Bloom also discovered the joys of running – or benefits, maybe, as does anyone really enjoy running or is it for fitness purposes only? – and on one of these runs he saw the sign ‘Pedestrian’ which formed a catalyst for some serious song thinking and planning as well as a song and album title. The London-based artist then buried his head in the task ahead, playing virtually every instrument whilst recording his new album in his new home studio in Hackney.
Pedestrian is going to come as something of a shock to those that were not privy to Bloom’s solo debut, and remember Yuck as noisy shoegaze disciples. It’s a far cry from that, positioning itself at the other end of the spectrum completely, with subtle minimalism at the heart of the record. And Bloom showcases his range of talents by pinning down tracks via piano, acoustic and electric guitar as well as adding brass touches here and there.
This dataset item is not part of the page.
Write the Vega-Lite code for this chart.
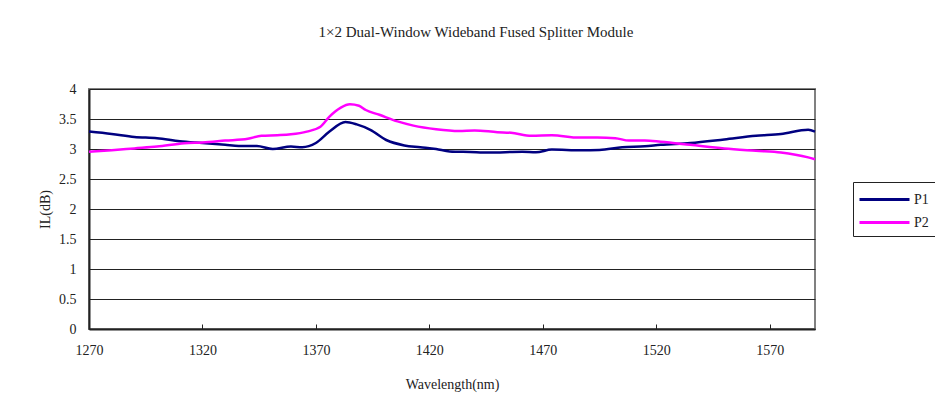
{
  "$schema": "https://vega.github.io/schema/vega-lite/v6.json",
  "autosize": {"type": "none"},
  "width": 726,
  "height": 240,
  "padding": {"left": 89, "top": 89, "right": 120, "bottom": 84},
  "background": "white",
  "title": {"text": "1×2 Dual-Window Wideband Fused Splitter Module", "font": "Liberation Serif", "fontSize": 15, "fontWeight": "normal", "color": "#222", "offset": 42, "dx": 24},
  "config": {
    "view": {"stroke": "#808080", "strokeWidth": 2},
    "font": "Liberation Serif"
  },
  "data": {"values": [
    {"s": "P1", "wl": 1270, "il": 3.29},
    {"s": "P1", "wl": 1280, "il": 3.25},
    {"s": "P1", "wl": 1290, "il": 3.2},
    {"s": "P1", "wl": 1300, "il": 3.18},
    {"s": "P1", "wl": 1310, "il": 3.13},
    {"s": "P1", "wl": 1320, "il": 3.1},
    {"s": "P1", "wl": 1330, "il": 3.07},
    {"s": "P1", "wl": 1336, "il": 3.05},
    {"s": "P1", "wl": 1344, "il": 3.05},
    {"s": "P1", "wl": 1351, "il": 3.0},
    {"s": "P1", "wl": 1359, "il": 3.04},
    {"s": "P1", "wl": 1364, "il": 3.03},
    {"s": "P1", "wl": 1370, "il": 3.1},
    {"s": "P1", "wl": 1376, "il": 3.29},
    {"s": "P1", "wl": 1383, "il": 3.45},
    {"s": "P1", "wl": 1388, "il": 3.41},
    {"s": "P1", "wl": 1394, "il": 3.32},
    {"s": "P1", "wl": 1401, "il": 3.15},
    {"s": "P1", "wl": 1409, "il": 3.06},
    {"s": "P1", "wl": 1416, "il": 3.03},
    {"s": "P1", "wl": 1423, "il": 3.0},
    {"s": "P1", "wl": 1429, "il": 2.96},
    {"s": "P1", "wl": 1438, "il": 2.95},
    {"s": "P1", "wl": 1446, "il": 2.94},
    {"s": "P1", "wl": 1461, "il": 2.955},
    {"s": "P1", "wl": 1467, "il": 2.945},
    {"s": "P1", "wl": 1474, "il": 2.99},
    {"s": "P1", "wl": 1487, "il": 2.98},
    {"s": "P1", "wl": 1495, "il": 2.985},
    {"s": "P1", "wl": 1505, "il": 3.03},
    {"s": "P1", "wl": 1515, "il": 3.045},
    {"s": "P1", "wl": 1522, "il": 3.07},
    {"s": "P1", "wl": 1535, "il": 3.1},
    {"s": "P1", "wl": 1550, "il": 3.16},
    {"s": "P1", "wl": 1564, "il": 3.22},
    {"s": "P1", "wl": 1575, "il": 3.25},
    {"s": "P1", "wl": 1587, "il": 3.32},
    {"s": "P1", "wl": 1590, "il": 3.29},
    {"s": "P2", "wl": 1270, "il": 2.955},
    {"s": "P2", "wl": 1280, "il": 2.98},
    {"s": "P2", "wl": 1290, "il": 3.01},
    {"s": "P2", "wl": 1300, "il": 3.04},
    {"s": "P2", "wl": 1312, "il": 3.095},
    {"s": "P2", "wl": 1320, "il": 3.11},
    {"s": "P2", "wl": 1330, "il": 3.14},
    {"s": "P2", "wl": 1340, "il": 3.17},
    {"s": "P2", "wl": 1346, "il": 3.22},
    {"s": "P2", "wl": 1353, "il": 3.23},
    {"s": "P2", "wl": 1359, "il": 3.245},
    {"s": "P2", "wl": 1366, "il": 3.29},
    {"s": "P2", "wl": 1372, "il": 3.37},
    {"s": "P2", "wl": 1376, "il": 3.54},
    {"s": "P2", "wl": 1381, "il": 3.69},
    {"s": "P2", "wl": 1385, "il": 3.745},
    {"s": "P2", "wl": 1389, "il": 3.72},
    {"s": "P2", "wl": 1392, "il": 3.65},
    {"s": "P2", "wl": 1398, "il": 3.57},
    {"s": "P2", "wl": 1406, "il": 3.46},
    {"s": "P2", "wl": 1413, "il": 3.39},
    {"s": "P2", "wl": 1423, "il": 3.33},
    {"s": "P2", "wl": 1433, "il": 3.3},
    {"s": "P2", "wl": 1440, "il": 3.31},
    {"s": "P2", "wl": 1450, "il": 3.28},
    {"s": "P2", "wl": 1456, "il": 3.27},
    {"s": "P2", "wl": 1465, "il": 3.22},
    {"s": "P2", "wl": 1474, "il": 3.23},
    {"s": "P2", "wl": 1486, "il": 3.19},
    {"s": "P2", "wl": 1494, "il": 3.19},
    {"s": "P2", "wl": 1502, "il": 3.18},
    {"s": "P2", "wl": 1508, "il": 3.14},
    {"s": "P2", "wl": 1515, "il": 3.14},
    {"s": "P2", "wl": 1522, "il": 3.12},
    {"s": "P2", "wl": 1535, "il": 3.07},
    {"s": "P2", "wl": 1550, "il": 3.01},
    {"s": "P2", "wl": 1564, "il": 2.97},
    {"s": "P2", "wl": 1575, "il": 2.94},
    {"s": "P2", "wl": 1587, "il": 2.86},
    {"s": "P2", "wl": 1590, "il": 2.83}
  ]},
  "mark": {"type": "line", "strokeWidth": 2.5, "interpolate": "monotone"},
  "encoding": {
    "x": {"field": "wl", "type": "quantitative",
      "scale": {"domain": [1270, 1590], "nice": false, "zero": false},
      "axis": {"values": [1270, 1320, 1370, 1420, 1470, 1520, 1570], "format": "d", "title": "Wavelength(nm)", "grid": false,
        "domainColor": "#222", "domainWidth": 2, "tickColor": "#222", "tickSize": -5, "tickWidth": 1,
        "labelFont": "Liberation Serif", "labelFontSize": 14, "labelColor": "#222", "labelPadding": 19,
        "labelFlush": false,
        "titleFont": "Liberation Serif", "titleFontSize": 14, "titleFontWeight": "normal", "titleColor": "#222", "titlePadding": 20}},
    "y": {"field": "il", "type": "quantitative",
      "scale": {"domain": [0, 4], "nice": false},
      "axis": {"values": [0, 0.5, 1, 1.5, 2, 2.5, 3, 3.5, 4], "format": "~f", "title": "IL(dB)", "grid": true, "gridColor": "#222", "gridWidth": 1,
        "domainColor": "#222", "domainWidth": 2, "ticks": false,
        "labelFont": "Liberation Serif", "labelFontSize": 14, "labelColor": "#222", "labelPadding": 13,
        "labelFlush": false,
        "titleFont": "Liberation Serif", "titleFontSize": 14, "titleFontWeight": "normal", "titleColor": "#222", "titlePadding": 6}},
    "color": {"field": "s", "type": "nominal",
      "scale": {"domain": ["P1", "P2"], "range": ["#000080", "#FF00FF"]},
      "legend": {"title": null, "orient": "none", "legendX": 764, "legendY": 93,
        "symbolType": "M-2.5,0H2.5", "symbolSize": 400, "symbolStrokeWidth": 3, "symbolOffset": 14,
        "labelFont": "Liberation Serif", "labelFontSize": 14, "labelColor": "#222",
        "strokeColor": "#222", "padding": 6, "rowPadding": 4, "labelOffset": 18}}
  }
}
A simple piano line underpins the opening title track that leaves you thinking surely this has been written before, it’s that straightforward and effective, sitting near something Badly Drawn Boy could have rustled up with its gorgeous melody. The Weatherman is strikingly similar, if not quite a carbon copy. Yuck have often been seen to have a slightly weird side, and the warped Imposter Syndrome taps into this element with All The Same also benefitting from some POND-like warpiness.
With much less raucous noise on show, lyrics are fully revealed. After an electric guitar loop opens Palindromes, Bloom tells of going “forwards and backwards every day” and that “our cup is overflowing” during a summery cut. A Stealers Wheel-like acoustic riff introduces reflective number How Can I Love You where Bloom tells of his parents being too hard to please and that how can he love someone else when he doesn’t even love himself. Highlight America then tells of his love of the US, namechecking several places before declaring “I love you so” and “tell me what’s not to like” before stating that “maybe I’ll live there someday”. Under Green Skies then takes a descending riff and moody bass line, lyrics now reflecting on the limitations that lockdown brought, “I’m trapped in this cage against my will”.
Pedestrian isn’t going to grab you by the throat or rip up trees, being both pedestrian in name and largely in nature too. But don’t let that put you off; the pace may be rather ‘foot off the gas’ but its subtlety is endearing, as is the vulnerability displayed by Bloom’s vocals. For once we can be thankful for lockdown as, without it, Pedestrian would probably have walked into our lives considerably later than it has.